Objective
Print the lines of the listing below verbatim from its first line through the line bearing "const limitValues = [74, 54];". Any pictures are to be omitted.

Raw data
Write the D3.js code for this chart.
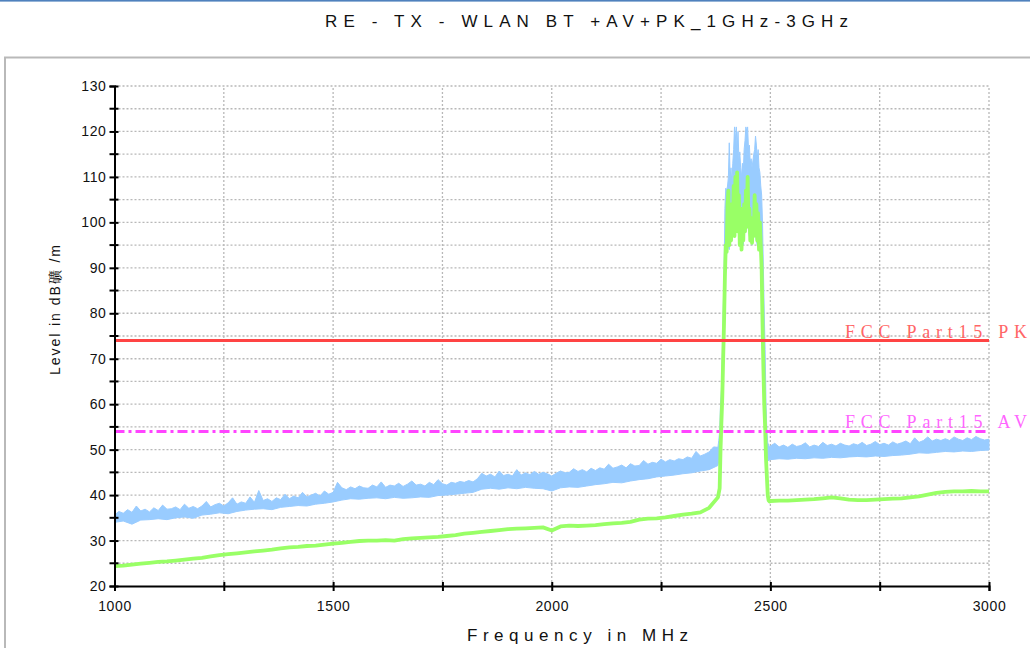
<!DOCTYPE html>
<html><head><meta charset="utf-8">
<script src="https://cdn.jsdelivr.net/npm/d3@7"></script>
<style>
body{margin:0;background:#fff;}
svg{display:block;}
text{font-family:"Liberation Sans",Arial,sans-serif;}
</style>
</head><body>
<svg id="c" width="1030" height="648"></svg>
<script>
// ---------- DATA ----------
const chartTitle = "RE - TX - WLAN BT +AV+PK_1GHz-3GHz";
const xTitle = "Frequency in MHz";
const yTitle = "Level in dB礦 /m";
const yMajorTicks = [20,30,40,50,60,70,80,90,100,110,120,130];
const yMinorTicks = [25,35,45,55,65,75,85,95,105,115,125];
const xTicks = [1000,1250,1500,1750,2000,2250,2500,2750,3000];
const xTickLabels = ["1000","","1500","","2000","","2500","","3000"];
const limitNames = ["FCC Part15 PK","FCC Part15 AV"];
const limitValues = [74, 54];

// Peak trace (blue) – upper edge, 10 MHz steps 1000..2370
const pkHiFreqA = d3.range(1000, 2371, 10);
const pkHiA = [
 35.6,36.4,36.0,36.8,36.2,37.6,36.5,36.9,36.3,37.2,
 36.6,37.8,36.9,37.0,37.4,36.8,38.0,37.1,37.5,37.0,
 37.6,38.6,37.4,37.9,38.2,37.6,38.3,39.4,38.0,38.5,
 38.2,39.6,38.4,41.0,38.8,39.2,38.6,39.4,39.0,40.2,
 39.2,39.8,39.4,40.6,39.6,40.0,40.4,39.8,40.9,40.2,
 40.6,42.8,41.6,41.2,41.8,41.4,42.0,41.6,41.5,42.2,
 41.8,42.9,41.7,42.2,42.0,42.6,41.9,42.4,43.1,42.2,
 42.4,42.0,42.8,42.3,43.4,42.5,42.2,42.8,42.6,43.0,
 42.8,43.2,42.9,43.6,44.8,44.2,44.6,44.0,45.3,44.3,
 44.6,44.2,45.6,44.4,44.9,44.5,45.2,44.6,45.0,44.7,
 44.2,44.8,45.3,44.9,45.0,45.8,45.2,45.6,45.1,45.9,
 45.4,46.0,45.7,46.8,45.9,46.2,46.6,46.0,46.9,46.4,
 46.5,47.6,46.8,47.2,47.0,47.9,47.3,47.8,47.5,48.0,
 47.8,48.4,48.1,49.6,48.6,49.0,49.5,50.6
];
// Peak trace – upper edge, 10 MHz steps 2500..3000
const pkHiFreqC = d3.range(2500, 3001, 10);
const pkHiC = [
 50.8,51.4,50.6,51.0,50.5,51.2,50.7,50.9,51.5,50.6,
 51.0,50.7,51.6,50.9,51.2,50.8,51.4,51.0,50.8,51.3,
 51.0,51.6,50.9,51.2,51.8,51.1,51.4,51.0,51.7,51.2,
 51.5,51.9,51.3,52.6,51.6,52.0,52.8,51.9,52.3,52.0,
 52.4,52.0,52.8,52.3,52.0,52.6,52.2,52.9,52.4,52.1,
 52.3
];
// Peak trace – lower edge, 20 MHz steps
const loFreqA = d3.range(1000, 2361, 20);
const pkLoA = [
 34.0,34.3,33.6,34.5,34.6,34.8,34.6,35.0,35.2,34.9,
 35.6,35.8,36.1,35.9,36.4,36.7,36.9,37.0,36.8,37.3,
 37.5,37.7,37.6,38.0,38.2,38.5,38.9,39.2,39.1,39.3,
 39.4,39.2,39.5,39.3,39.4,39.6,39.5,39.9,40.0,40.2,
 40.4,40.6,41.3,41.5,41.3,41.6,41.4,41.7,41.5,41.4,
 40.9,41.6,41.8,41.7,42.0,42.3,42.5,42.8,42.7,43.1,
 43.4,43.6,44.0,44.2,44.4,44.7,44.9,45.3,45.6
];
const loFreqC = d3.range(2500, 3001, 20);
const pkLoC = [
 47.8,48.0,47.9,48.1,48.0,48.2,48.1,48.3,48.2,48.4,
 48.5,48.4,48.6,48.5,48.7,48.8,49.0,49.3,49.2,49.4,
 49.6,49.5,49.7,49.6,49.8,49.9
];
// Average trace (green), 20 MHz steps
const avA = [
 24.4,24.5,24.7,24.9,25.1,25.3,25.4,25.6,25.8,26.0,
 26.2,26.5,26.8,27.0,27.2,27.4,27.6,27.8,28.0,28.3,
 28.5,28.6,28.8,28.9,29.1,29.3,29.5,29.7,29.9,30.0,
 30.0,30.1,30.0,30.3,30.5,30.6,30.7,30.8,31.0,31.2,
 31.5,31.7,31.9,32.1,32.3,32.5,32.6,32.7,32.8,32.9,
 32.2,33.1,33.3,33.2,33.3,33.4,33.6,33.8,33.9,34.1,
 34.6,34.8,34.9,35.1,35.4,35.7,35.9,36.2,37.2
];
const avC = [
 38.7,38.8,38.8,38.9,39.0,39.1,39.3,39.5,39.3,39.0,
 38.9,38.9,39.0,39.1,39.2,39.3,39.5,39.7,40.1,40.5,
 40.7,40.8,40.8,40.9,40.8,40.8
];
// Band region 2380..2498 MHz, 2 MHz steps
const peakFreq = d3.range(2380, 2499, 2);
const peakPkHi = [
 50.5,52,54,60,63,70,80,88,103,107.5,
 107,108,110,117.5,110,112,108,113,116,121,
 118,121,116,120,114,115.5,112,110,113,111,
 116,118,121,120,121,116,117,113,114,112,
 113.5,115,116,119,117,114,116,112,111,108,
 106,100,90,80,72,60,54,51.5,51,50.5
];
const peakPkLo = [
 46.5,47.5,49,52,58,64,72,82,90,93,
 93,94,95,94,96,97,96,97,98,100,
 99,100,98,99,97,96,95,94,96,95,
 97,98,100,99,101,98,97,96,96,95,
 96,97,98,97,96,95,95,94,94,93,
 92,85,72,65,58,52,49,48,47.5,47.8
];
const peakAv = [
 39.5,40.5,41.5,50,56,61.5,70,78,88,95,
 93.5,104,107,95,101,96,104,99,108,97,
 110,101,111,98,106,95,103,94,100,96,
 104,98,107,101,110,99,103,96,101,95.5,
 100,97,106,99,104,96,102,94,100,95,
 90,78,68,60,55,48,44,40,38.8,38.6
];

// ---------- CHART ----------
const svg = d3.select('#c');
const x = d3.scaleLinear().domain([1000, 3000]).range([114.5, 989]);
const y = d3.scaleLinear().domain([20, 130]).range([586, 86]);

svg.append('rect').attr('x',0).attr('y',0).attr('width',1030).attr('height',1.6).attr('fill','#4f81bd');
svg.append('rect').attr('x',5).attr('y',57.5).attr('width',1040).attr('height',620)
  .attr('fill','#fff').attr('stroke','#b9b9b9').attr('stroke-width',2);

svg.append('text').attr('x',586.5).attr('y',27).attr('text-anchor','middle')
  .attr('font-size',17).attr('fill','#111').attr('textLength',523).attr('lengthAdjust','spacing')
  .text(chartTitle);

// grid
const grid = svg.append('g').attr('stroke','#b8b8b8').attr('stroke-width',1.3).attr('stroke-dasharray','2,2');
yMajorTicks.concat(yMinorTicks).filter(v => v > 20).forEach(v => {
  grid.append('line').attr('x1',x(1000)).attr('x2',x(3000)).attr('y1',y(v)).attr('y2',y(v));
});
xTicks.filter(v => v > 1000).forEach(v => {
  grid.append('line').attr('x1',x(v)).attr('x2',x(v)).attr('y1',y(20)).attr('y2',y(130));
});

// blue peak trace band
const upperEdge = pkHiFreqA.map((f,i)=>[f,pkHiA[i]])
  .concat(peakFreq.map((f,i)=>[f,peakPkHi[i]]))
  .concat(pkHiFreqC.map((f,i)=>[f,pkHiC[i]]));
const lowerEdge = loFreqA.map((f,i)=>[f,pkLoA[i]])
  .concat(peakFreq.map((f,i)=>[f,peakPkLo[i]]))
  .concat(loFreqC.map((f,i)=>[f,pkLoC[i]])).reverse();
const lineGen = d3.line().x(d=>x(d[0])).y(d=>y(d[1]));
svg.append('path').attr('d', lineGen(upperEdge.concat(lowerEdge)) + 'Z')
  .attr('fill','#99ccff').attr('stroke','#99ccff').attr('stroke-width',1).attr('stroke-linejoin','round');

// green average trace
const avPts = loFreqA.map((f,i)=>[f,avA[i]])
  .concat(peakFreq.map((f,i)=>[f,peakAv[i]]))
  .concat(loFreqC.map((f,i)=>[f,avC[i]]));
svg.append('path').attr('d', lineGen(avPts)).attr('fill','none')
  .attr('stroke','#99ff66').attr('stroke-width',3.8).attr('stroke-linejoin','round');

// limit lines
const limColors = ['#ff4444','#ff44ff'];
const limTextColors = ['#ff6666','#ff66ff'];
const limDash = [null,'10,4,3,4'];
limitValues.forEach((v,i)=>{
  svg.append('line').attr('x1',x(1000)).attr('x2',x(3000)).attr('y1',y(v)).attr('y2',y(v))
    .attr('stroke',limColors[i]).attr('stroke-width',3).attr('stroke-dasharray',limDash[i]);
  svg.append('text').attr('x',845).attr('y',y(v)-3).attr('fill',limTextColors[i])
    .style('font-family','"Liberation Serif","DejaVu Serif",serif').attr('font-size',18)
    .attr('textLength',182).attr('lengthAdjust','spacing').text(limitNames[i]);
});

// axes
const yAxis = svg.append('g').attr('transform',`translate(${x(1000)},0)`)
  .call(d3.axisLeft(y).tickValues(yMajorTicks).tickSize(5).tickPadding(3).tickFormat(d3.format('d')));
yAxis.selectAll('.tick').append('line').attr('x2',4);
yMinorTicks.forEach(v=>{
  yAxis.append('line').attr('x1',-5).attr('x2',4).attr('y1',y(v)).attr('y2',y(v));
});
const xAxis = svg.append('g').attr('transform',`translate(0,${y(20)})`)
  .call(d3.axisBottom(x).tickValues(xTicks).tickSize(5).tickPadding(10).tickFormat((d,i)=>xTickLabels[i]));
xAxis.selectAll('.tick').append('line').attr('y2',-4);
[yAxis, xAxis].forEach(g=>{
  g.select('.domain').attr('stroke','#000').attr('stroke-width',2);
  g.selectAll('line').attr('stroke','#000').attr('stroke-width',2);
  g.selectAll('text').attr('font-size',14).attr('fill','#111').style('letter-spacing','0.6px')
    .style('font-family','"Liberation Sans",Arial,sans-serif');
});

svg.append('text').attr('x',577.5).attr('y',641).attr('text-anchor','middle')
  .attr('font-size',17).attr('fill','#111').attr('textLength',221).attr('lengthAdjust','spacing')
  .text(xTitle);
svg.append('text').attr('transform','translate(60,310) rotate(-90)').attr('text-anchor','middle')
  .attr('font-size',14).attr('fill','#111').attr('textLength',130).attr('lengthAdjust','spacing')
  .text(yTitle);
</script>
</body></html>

Expected answer
Write the D3.js code for this chart.
<!DOCTYPE html>
<html><head><meta charset="utf-8">
<script src="https://cdn.jsdelivr.net/npm/d3@7"></script>
<style>
body{margin:0;background:#fff;}
svg{display:block;}
text{font-family:"Liberation Sans",Arial,sans-serif;}
</style>
</head><body>
<svg id="c" width="1030" height="648"></svg>
<script>
// ---------- DATA ----------
const chartTitle = "RE - TX - WLAN BT +AV+PK_1GHz-3GHz";
const xTitle = "Frequency in MHz";
const yTitle = "Level in dB礦 /m";
const yMajorTicks = [20,30,40,50,60,70,80,90,100,110,120,130];
const yMinorTicks = [25,35,45,55,65,75,85,95,105,115,125];
const xTicks = [1000,1250,1500,1750,2000,2250,2500,2750,3000];
const xTickLabels = ["1000","","1500","","2000","","2500","","3000"];
const limitNames = ["FCC Part15 PK","FCC Part15 AV"];
const limitValues = [74, 54];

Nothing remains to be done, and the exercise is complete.